The police start door-to-door fingerprinting and are told to record the names of those who refuse. Terry and Johnny seize upon the caretaker to gain entrance to the club office, where they blow the safe. Terry double-crosses Johnny by knocking him unconscious and absconding with the money, just as the caretaker triggers an alarm, alerting the police. Johnny is caught and tells the police that Terry is his accomplice. Terry rushes to Johnny's flat, where Sue is waiting, and tries to convince her to flee with him. When she resists, demanding to know what happened to Johnny, Terry tries to abduct her at gunpoint. The police arrive and Terry takes Sue and Mr. Rose, the elderly tailor who occupies the flat next door, as hostages in a standoff. Mr. Rose tries to persuade Terry to surrender his gun. The police burst through the door and cause Terry to accidentally fatally shoot Mr. Rose. Terry is dragged away screaming by police as Mr. Rose dies in Sue's arms.

==Cast==

- David McCallum as Terry Collins
- Kenneth Cope as Johnny Calvert
- Jill Ireland as Sue
- Brian Weske as Joe Lucas
- Vanda Hudson as Lucy Bell
- Edna Doré as Mrs. Collins
- Thomas Gallagher as Mr. Collins
- Howard Pays as Sergeant Pelling
- Joy Webster as Rene
- Martin Sterndale as Inspector Bowen
- John Chandos as Jacko Fielding
- Meier Tzelniker as Mr. Rose the tailor
- Larry Burns as barman
- Fred Griffiths as Dealer (Dealo) the bouncer
- Julie Shearing as Julie the cashier
- Faye Craig as native dancer
- Anne Scott as Margo
- Gillian Watt as dancing girl
- Alfred Farrell as Mr. Burns
- Jacqueline Jones as Dolly
- William Wilde as Sid Porter
- Howard Douglas as Old Bill
- Richard McNeff as policeman
- Marian Collins as announcer
- Shirley Anne Field as Jaqui

==Production==
Jungle Street was one of the last films directed by Charles Saunders. According to producer Guido Coen, David McCallum had "substantial input" into the direction of the film. Critic Michael J. Weldon has called it the last of McCallum's "juvenile delinquent" film roles. McCallum and Ireland were married at the time when the film was made.

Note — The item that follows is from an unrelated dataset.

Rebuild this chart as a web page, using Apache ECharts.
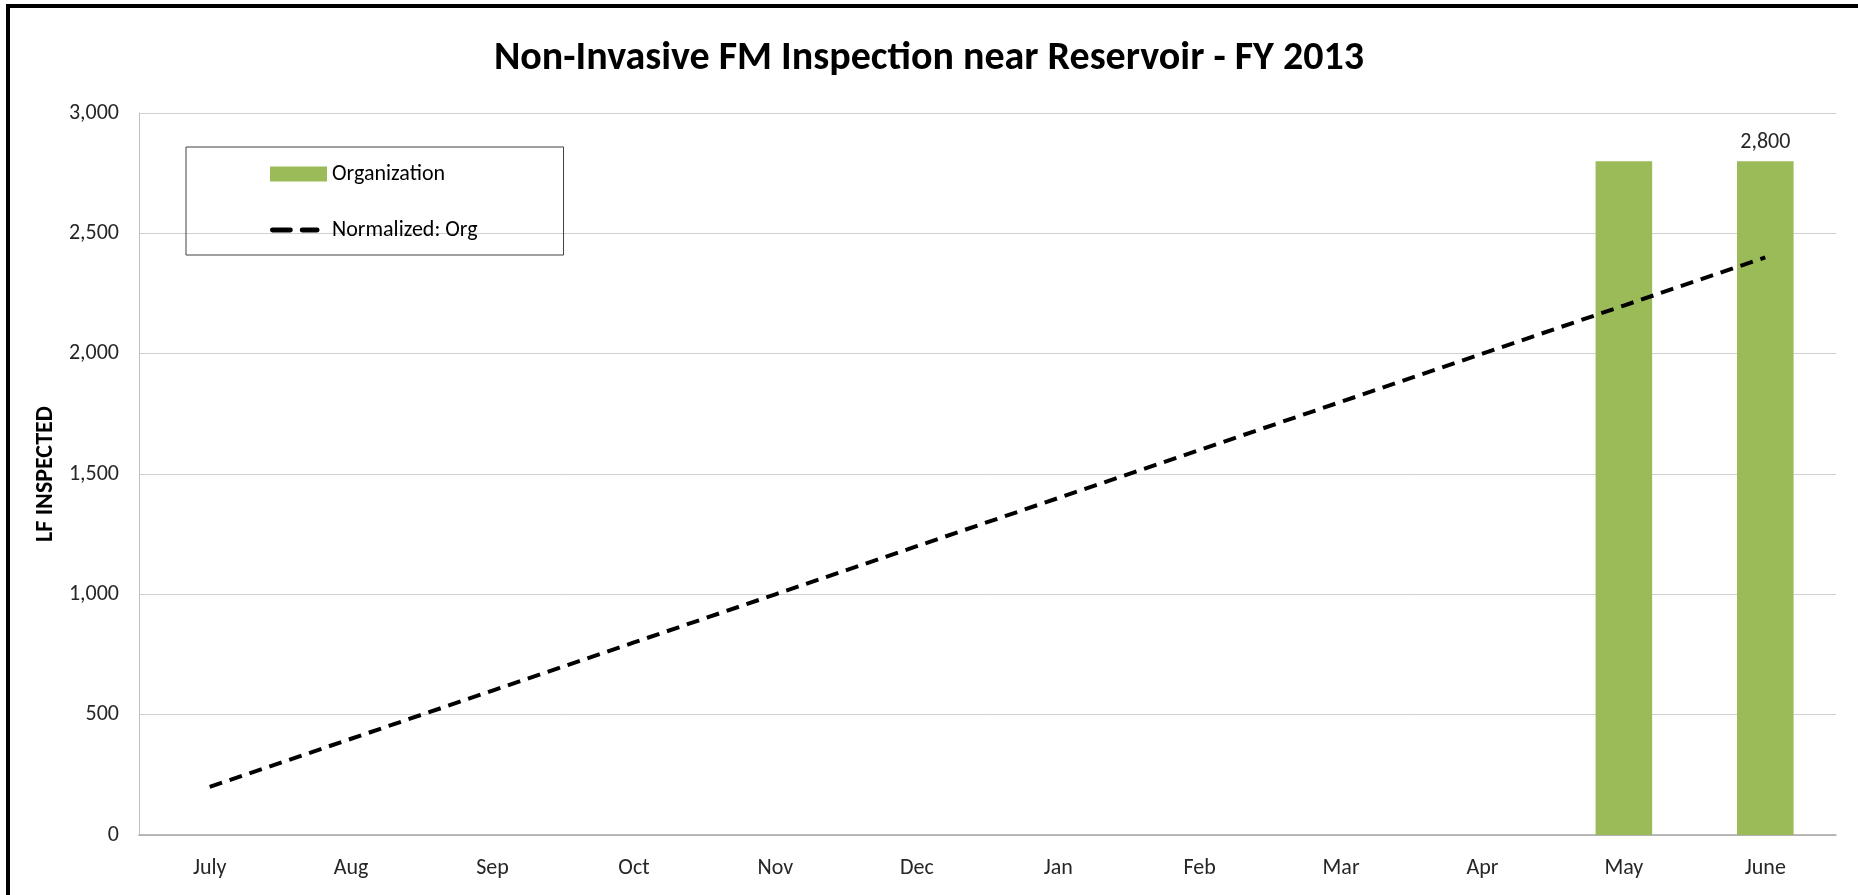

Despite its setting in a strip club, the film received an "A" rating from the British Board of Film Classification after removing some material, including shortening two striptease scenes and deleting a back view of Jill Ireland baring her breasts to the club audience.

The film, retitled Jungle Street Girls, was later released and promoted as an adults-only film in the United States by Ajay Films.

==Reception==
The Monthly Film Bulletin wrote: "Dreary second feature, with a number of amateurish striptease acts dispiritingly presented to eke out a feeble, formulary plot. As an exercise in crime and punishment, it has neither point nor moral force."

Chibnall and McFarlane in The British 'B' Film wrote that the film "remains a piece that is wonderfully evocative of the era."

In the book Sixties British Cinema, Robert Murphy wrote: "Without wishing to deny the film's flaws, its exploration of a grimy world of shortened horizons and stunted development which affluence has touched in only the most superficial way is fascinating. And its young protagonists, David McCallum, Kenneth Cope, Jill Ireland – fragile, brutal, vulnerable, rebellious – are disturbingly true to life."

==Home video==

Jungle Street was released on DVD by Odeon Entertainment in 2008 in a set with the British crime drama A Matter of Choice (1963).